7 мая 1963 года над Пеньковским и Винном начался суд. Он был открытым. Суд проходил не для того, чтобы выяснить, виноваты обвиняемые или нет. Конечно, виноваты. Суд проходил в пропагандистских целях. И в то же время процесс должен был обозначить, что советское судопроизводство теперь базируется на принципах справедливости и демократии. Только что был принят новый закон о суде, который был назван новым гигантским шагом на пути к подлинной социалистической законности. Потому все как в цивилизованных странах — судья, обвинитель, адвокат. Не хватало только присяжных.

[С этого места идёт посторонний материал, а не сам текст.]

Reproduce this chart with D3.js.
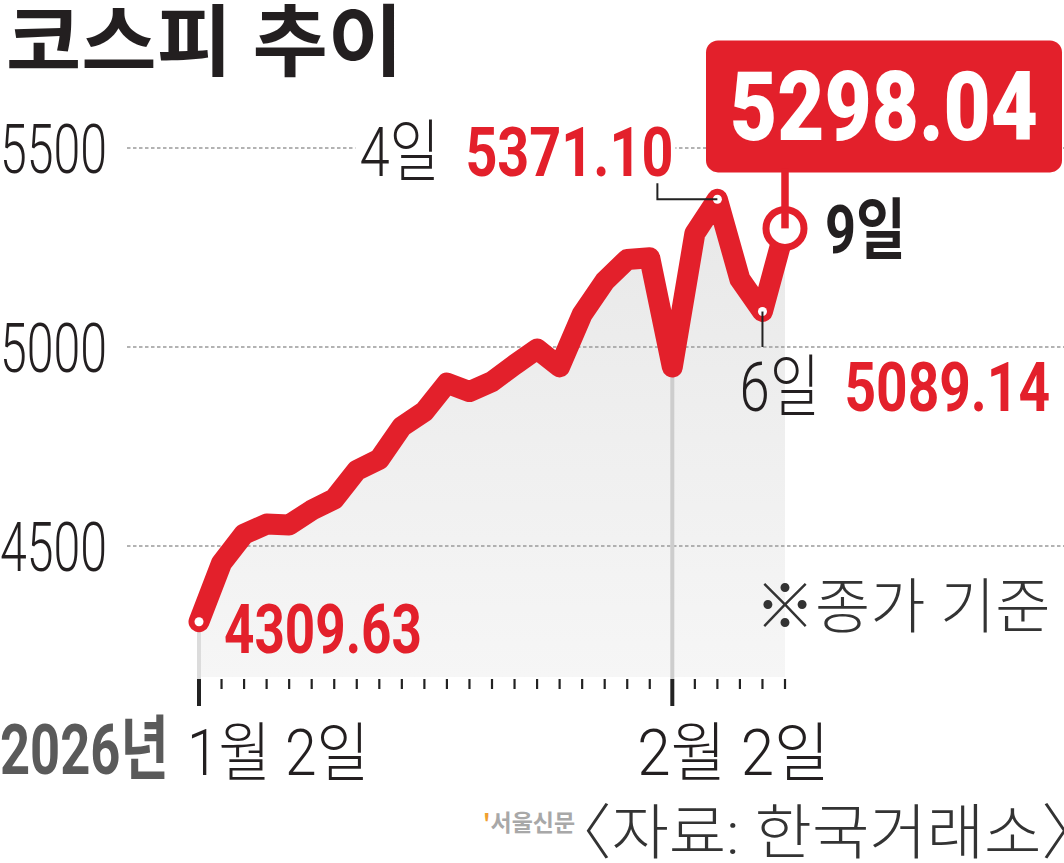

Суд проходил гладко. Судья задавал вопросы — подсудимые отвечали. Обвинитель обвинял. Чуть было не написал — адвокат защищал. Не в этом состояла задача советского адвоката — защищать. Он должен был поддержать обвинение, но сделать это так виртуозно, чтобы сложилось впечатление, будто он отстаивает интересы своего клиента. Защитник Александр Апраксин блестяще справился с этой непростой задачей. Он нарисовал такой портрет своего подзащитного: «За короткий период он прошел путь от курсанта артиллерийского училища до полковника и стал командиром противотанкового полка… Меня особенно поражают легкость и блеск военной карьеры Пеньковского… За послевоенный период благодаря своим способностям, любви к работе и настойчивости — а всего этого у него отнять нельзя — он смог окончить два высших учебных заведения. Затем, расставшись с армией, он нашел свое место и на гражданке. В Государственном комитете по координации научно-исследовательских работ, где последнее время работал Пеньковский, он занимал руководящую должность и имел достаточно широкие полномочия».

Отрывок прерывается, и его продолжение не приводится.